** BEGIN **

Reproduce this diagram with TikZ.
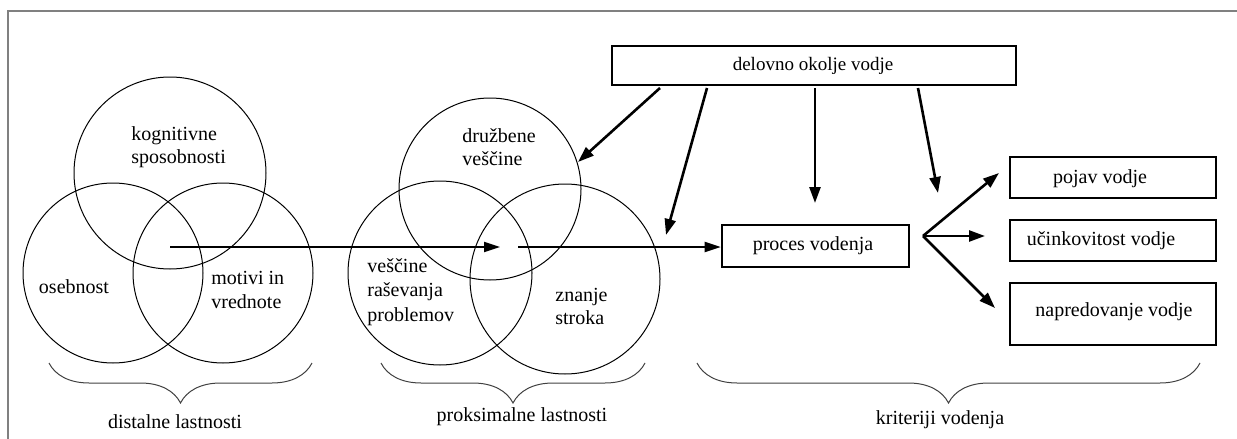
\documentclass[tikz,border=0pt]{standalone}
\usepackage{fontspec}
\setmainfont{Liberation Serif}
\usetikzlibrary{arrows.meta,decorations.pathreplacing}
\begin{document}
\begin{tikzpicture}[x=0.5pt,y=-0.5pt,
 circ/.style={draw, circle, line width=0.5pt, inner sep=0pt},
 lbl/.style={font=\fontsize{10}{12}\selectfont, align=left, inner sep=0pt},
 boxnode/.style={draw, line width=1.3pt, inner sep=0pt},
 bigarrow/.style={line width=1.3pt, -{Triangle[length=8pt,width=5.5pt]}},
 harrow/.style={line width=1pt, -{Triangle[length=8pt,width=5pt]}},
 brc/.style={decorate, decoration={brace, mirror, amplitude=20pt}, line width=0.5pt, draw=black!75}
]
\useasboundingbox (0,0) rectangle (1237,439);
% frame
\draw[gray, line width=0.7pt] (8,439) -- (8,11) -- (1237,11);

% distal circles
\node[circ, minimum size=96pt] (kog) at (170,173) {};
\node[circ, minimum size=90pt] (ose) at (113,273) {};
\node[circ, minimum size=90pt] (mot) at (223,273) {};
\node[lbl, anchor=west, font=\fontsize{10}{11.5}\selectfont] (kogT) at (131,147) {kognitivne\\sposobnosti};
\node[lbl] (oseT) at (74,287) {osebnost};
\node[lbl, anchor=west, font=\fontsize{10}{12}\selectfont] (motT) at (211,290) {motivi in\\vrednote};

% proximal circles
\node[circ, minimum size=91pt] (dru) at (490,189) {};
\node[circ, minimum size=92pt] (ves) at (440,273) {};
\node[circ, minimum size=95pt] (zna) at (565,279) {};
\node[lbl, anchor=west, font=\fontsize{10}{11.5}\selectfont] (druT) at (462,147) {družbene\\veščine};
\node[lbl, anchor=west, font=\fontsize{10}{12.2}\selectfont] (vesT) at (367,292) {veščine\\raševanja\\problemov};
\node[lbl, anchor=west, font=\fontsize{10}{11.5}\selectfont] (znaT) at (555,306) {znanje\\stroka};

% boxes
\node[boxnode, minimum width=202pt, minimum height=19.5pt] (env) at (814,65.5) {};
\node[lbl, font=\fontsize{9.5}{11}\selectfont] (envT) at (813,66) {delovno okolje vodje};
\node[boxnode, minimum width=93.5pt, minimum height=21pt] (proc) at (815.5,246) {};
\node[lbl] (procT) at (813,246) {proces vodenja};
\node[boxnode, minimum width=103pt, minimum height=20.5pt] (poj) at (1113,177.5) {};
\node[lbl] (pojT) at (1100,179) {pojav vodje};
\node[boxnode, minimum width=103pt, minimum height=20.5pt] (uci) at (1113,240.5) {};
\node[lbl] (uciT) at (1101,241) {učinkovitost vodje};
\node[boxnode, minimum width=103pt, minimum height=31pt] (nap) at (1113,314) {};
\node[lbl] (napT) at (1114,312) {napredovanje vodje};

% horizontal arrows
\coordinate (h1s) at (170,247);
\coordinate (h1e) at (500,247);
\coordinate (h2s) at (518,247);
\draw[harrow] (h1s) -- (h1e);
\draw[harrow] (h2s) -- (proc.west |- h2s);

% arrows from environment box
\coordinate (s1) at (660,88);
\coordinate (e1) at (578,162);
\coordinate (s2) at (707,88);
\coordinate (e2) at (666,235);
\coordinate (s3) at (815,88);
\coordinate (e3) at (815,203);
\coordinate (s4) at (918,88);
\coordinate (e4) at (938,193);
\draw[bigarrow] (s1) -- (e1);
\draw[bigarrow] (s2) -- (e2);
\draw[bigarrow] (s3) -- (e3);
\draw[bigarrow] (s4) -- (e4);

% fork arrows
\coordinate (fork) at (923,236);
\coordinate (f1) at (999,173);
\coordinate (f2) at (985,236);
\coordinate (f3) at (995,308);
\draw[bigarrow] (fork) -- (f1);
\draw[bigarrow] (fork) -- (f2);
\draw[bigarrow] (fork) -- (f3);

% braces
\coordinate (b1a) at (49,363);
\coordinate (b1b) at (312,363);
\coordinate (b2a) at (381,363);
\coordinate (b2b) at (645,363);
\coordinate (b3a) at (697,363);
\coordinate (b3b) at (1200,363);
\draw[brc] (b1a) -- (b1b);
\draw[brc] (b2a) -- (b2b);
\draw[brc] (b3a) -- (b3b);
\node[lbl] (distT) at (175,422) {distalne lastnosti};
\node[lbl] (proxT) at (522,417) {proksimalne lastnosti};
\node[lbl] (kritT) at (940,420) {kriteriji vodenja};
\end{tikzpicture}
\end{document}
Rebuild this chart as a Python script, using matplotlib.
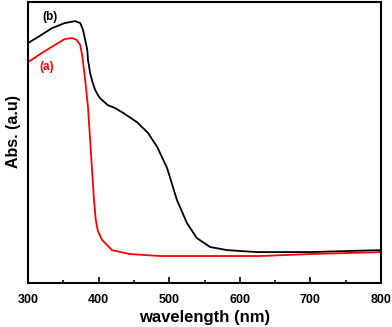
import matplotlib
matplotlib.use("Agg")
import matplotlib.pyplot as plt
from matplotlib.ticker import MultipleLocator

plt.rcParams["font.family"] = ["Liberation Sans", "DejaVu Sans"]
plt.rcParams["font.weight"] = "bold"

# curve (b), black
wl_b = [300, 314, 334, 352, 367, 374, 378, 381, 384, 385, 388, 391, 395, 399,
        402, 413, 423, 435, 454, 470, 483, 497, 511, 525, 539, 558, 582, 624,
        700, 800]
abs_b = [0.854, 0.875, 0.907, 0.925, 0.932, 0.925, 0.900, 0.865, 0.829, 0.794,
         0.747, 0.718, 0.688, 0.669, 0.658, 0.633, 0.623, 0.605, 0.573, 0.534,
         0.484, 0.409, 0.295, 0.214, 0.160, 0.128, 0.117, 0.110, 0.110, 0.117]
# curve (a), red
wl_a = [300, 320, 338, 352, 362, 369, 374, 377, 381, 385, 388, 391, 393.5,
        396, 399, 405, 419, 444, 487, 629, 700, 800]
abs_a = [0.786, 0.819, 0.847, 0.868, 0.872, 0.865, 0.847, 0.806, 0.722, 0.626,
         0.509, 0.391, 0.295, 0.224, 0.185, 0.153, 0.117, 0.103, 0.096, 0.096,
         0.103, 0.110]

fig = plt.figure(figsize=(3.92, 3.27), dpi=100)
ax = fig.add_axes([0.0714, 0.1346, 0.9006, 0.8593])

ax.plot(wl_b, abs_b, color="black", linewidth=1.3)
ax.plot(wl_a, abs_a, color="#ff0000", linewidth=1.3)

ax.text(320, 0.947, "(b)", color="black", fontsize=8.5, fontweight="bold",
        va="center")
ax.text(316, 0.769, "(a)", color="#ff0000", fontsize=8.5, fontweight="bold",
        va="center")

ax.set_xlim(300, 800)
ax.set_ylim(0, 1)
ax.xaxis.set_major_locator(MultipleLocator(100))
ax.xaxis.set_minor_locator(MultipleLocator(50))
ax.set_yticks([])
ax.tick_params(axis="x", which="major", direction="in", length=4, width=1.2,
               labelsize=9, pad=8)
ax.tick_params(axis="x", which="minor", direction="in", length=2, width=1.2)
for sp in ax.spines.values():
    sp.set_linewidth(1.5)

ax.set_xlabel("wavelength (nm)", fontsize=12, fontweight="bold", labelpad=3)
ax.set_ylabel("Abs. (a.u)", fontsize=11.5, fontweight="bold")
ax.yaxis.set_label_coords(-0.02, 0.54)

fig.savefig("out.png", dpi=100)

** END **

Copy the material exactly. Do not include the pictures.

- _Output of the task_
Reproduce this diagram with TikZ.
\documentclass[tikz,border=0pt]{standalone}
\usepackage{fontspec}
\setmainfont{Liberation Serif}
\usetikzlibrary{arrows.meta,decorations.pathreplacing}
\begin{document}
\begin{tikzpicture}[x=0.5pt,y=-0.5pt,
 circ/.style={draw, circle, line width=0.5pt, inner sep=0pt},
 lbl/.style={font=\fontsize{10}{12}\selectfont, align=left, inner sep=0pt},
 boxnode/.style={draw, line width=1.3pt, inner sep=0pt},
 bigarrow/.style={line width=1.3pt, -{Triangle[length=8pt,width=5.5pt]}},
 harrow/.style={line width=1pt, -{Triangle[length=8pt,width=5pt]}},
 brc/.style={decorate, decoration={brace, mirror, amplitude=20pt}, line width=0.5pt, draw=black!75}
]
\useasboundingbox (0,0) rectangle (1237,439);
% frame
\draw[gray, line width=0.7pt] (8,439) -- (8,11) -- (1237,11);

% distal circles
\node[circ, minimum size=96pt] (kog) at (170,173) {};
\node[circ, minimum size=90pt] (ose) at (113,273) {};
\node[circ, minimum size=90pt] (mot) at (223,273) {};
\node[lbl, anchor=west, font=\fontsize{10}{11.5}\selectfont] (kogT) at (131,147) {kognitivne\\sposobnosti};
\node[lbl] (oseT) at (74,287) {osebnost};
\node[lbl, anchor=west, font=\fontsize{10}{12}\selectfont] (motT) at (211,290) {motivi in\\vrednote};

% proximal circles
\node[circ, minimum size=91pt] (dru) at (490,189) {};
\node[circ, minimum size=92pt] (ves) at (440,273) {};
\node[circ, minimum size=95pt] (zna) at (565,279) {};
\node[lbl, anchor=west, font=\fontsize{10}{11.5}\selectfont] (druT) at (462,147) {družbene\\veščine};
\node[lbl, anchor=west, font=\fontsize{10}{12.2}\selectfont] (vesT) at (367,292) {veščine\\raševanja\\problemov};
\node[lbl, anchor=west, font=\fontsize{10}{11.5}\selectfont] (znaT) at (555,306) {znanje\\stroka};

% boxes
\node[boxnode, minimum width=202pt, minimum height=19.5pt] (env) at (814,65.5) {};
\node[lbl, font=\fontsize{9.5}{11}\selectfont] (envT) at (813,66) {delovno okolje vodje};
\node[boxnode, minimum width=93.5pt, minimum height=21pt] (proc) at (815.5,246) {};
\node[lbl] (procT) at (813,246) {proces vodenja};
\node[boxnode, minimum width=103pt, minimum height=20.5pt] (poj) at (1113,177.5) {};
\node[lbl] (pojT) at (1100,179) {pojav vodje};
\node[boxnode, minimum width=103pt, minimum height=20.5pt] (uci) at (1113,240.5) {};
\node[lbl] (uciT) at (1101,241) {učinkovitost vodje};
\node[boxnode, minimum width=103pt, minimum height=31pt] (nap) at (1113,314) {};
\node[lbl] (napT) at (1114,312) {napredovanje vodje};

% horizontal arrows
\coordinate (h1s) at (170,247);
\coordinate (h1e) at (500,247);
\coordinate (h2s) at (518,247);
\draw[harrow] (h1s) -- (h1e);
\draw[harrow] (h2s) -- (proc.west |- h2s);

% arrows from environment box
\coordinate (s1) at (660,88);
\coordinate (e1) at (578,162);
\coordinate (s2) at (707,88);
\coordinate (e2) at (666,235);
\coordinate (s3) at (815,88);
\coordinate (e3) at (815,203);
\coordinate (s4) at (918,88);
\coordinate (e4) at (938,193);
\draw[bigarrow] (s1) -- (e1);
\draw[bigarrow] (s2) -- (e2);
\draw[bigarrow] (s3) -- (e3);
\draw[bigarrow] (s4) -- (e4);

% fork arrows
\coordinate (fork) at (923,236);
\coordinate (f1) at (999,173);
\coordinate (f2) at (985,236);
\coordinate (f3) at (995,308);
\draw[bigarrow] (fork) -- (f1);
\draw[bigarrow] (fork) -- (f2);
\draw[bigarrow] (fork) -- (f3);

% braces
\coordinate (b1a) at (49,363);
\coordinate (b1b) at (312,363);
\coordinate (b2a) at (381,363);
\coordinate (b2b) at (645,363);
\coordinate (b3a) at (697,363);
\coordinate (b3b) at (1200,363);
\draw[brc] (b1a) -- (b1b);
\draw[brc] (b2a) -- (b2b);
\draw[brc] (b3a) -- (b3b);
\node[lbl] (distT) at (175,422) {distalne lastnosti};
\node[lbl] (proxT) at (522,417) {proksimalne lastnosti};
\node[lbl] (kritT) at (940,420) {kriteriji vodenja};
\end{tikzpicture}
\end{document}
Rebuild this chart as a Python script, using matplotlib.
import matplotlib
matplotlib.use("Agg")
import matplotlib.pyplot as plt
from matplotlib.ticker import MultipleLocator

plt.rcParams["font.family"] = ["Liberation Sans", "DejaVu Sans"]
plt.rcParams["font.weight"] = "bold"

# curve (b), black
wl_b = [300, 314, 334, 352, 367, 374, 378, 381, 384, 385, 388, 391, 395, 399,
        402, 413, 423, 435, 454, 470, 483, 497, 511, 525, 539, 558, 582, 624,
        700, 800]
abs_b = [0.854, 0.875, 0.907, 0.925, 0.932, 0.925, 0.900, 0.865, 0.829, 0.794,
         0.747, 0.718, 0.688, 0.669, 0.658, 0.633, 0.623, 0.605, 0.573, 0.534,
         0.484, 0.409, 0.295, 0.214, 0.160, 0.128, 0.117, 0.110, 0.110, 0.117]
# curve (a), red
wl_a = [300, 320, 338, 352, 362, 369, 374, 377, 381, 385, 388, 391, 393.5,
        396, 399, 405, 419, 444, 487, 629, 700, 800]
abs_a = [0.786, 0.819, 0.847, 0.868, 0.872, 0.865, 0.847, 0.806, 0.722, 0.626,
         0.509, 0.391, 0.295, 0.224, 0.185, 0.153, 0.117, 0.103, 0.096, 0.096,
         0.103, 0.110]

fig = plt.figure(figsize=(3.92, 3.27), dpi=100)
ax = fig.add_axes([0.0714, 0.1346, 0.9006, 0.8593])

ax.plot(wl_b, abs_b, color="black", linewidth=1.3)
ax.plot(wl_a, abs_a, color="#ff0000", linewidth=1.3)

ax.text(320, 0.947, "(b)", color="black", fontsize=8.5, fontweight="bold",
        va="center")
ax.text(316, 0.769, "(a)", color="#ff0000", fontsize=8.5, fontweight="bold",
        va="center")

ax.set_xlim(300, 800)
ax.set_ylim(0, 1)
ax.xaxis.set_major_locator(MultipleLocator(100))
ax.xaxis.set_minor_locator(MultipleLocator(50))
ax.set_yticks([])
ax.tick_params(axis="x", which="major", direction="in", length=4, width=1.2,
               labelsize=9, pad=8)
ax.tick_params(axis="x", which="minor", direction="in", length=2, width=1.2)
for sp in ax.spines.values():
    sp.set_linewidth(1.5)

ax.set_xlabel("wavelength (nm)", fontsize=12, fontweight="bold", labelpad=3)
ax.set_ylabel("Abs. (a.u)", fontsize=11.5, fontweight="bold")
ax.yaxis.set_label_coords(-0.02, 0.54)

fig.savefig("out.png", dpi=100)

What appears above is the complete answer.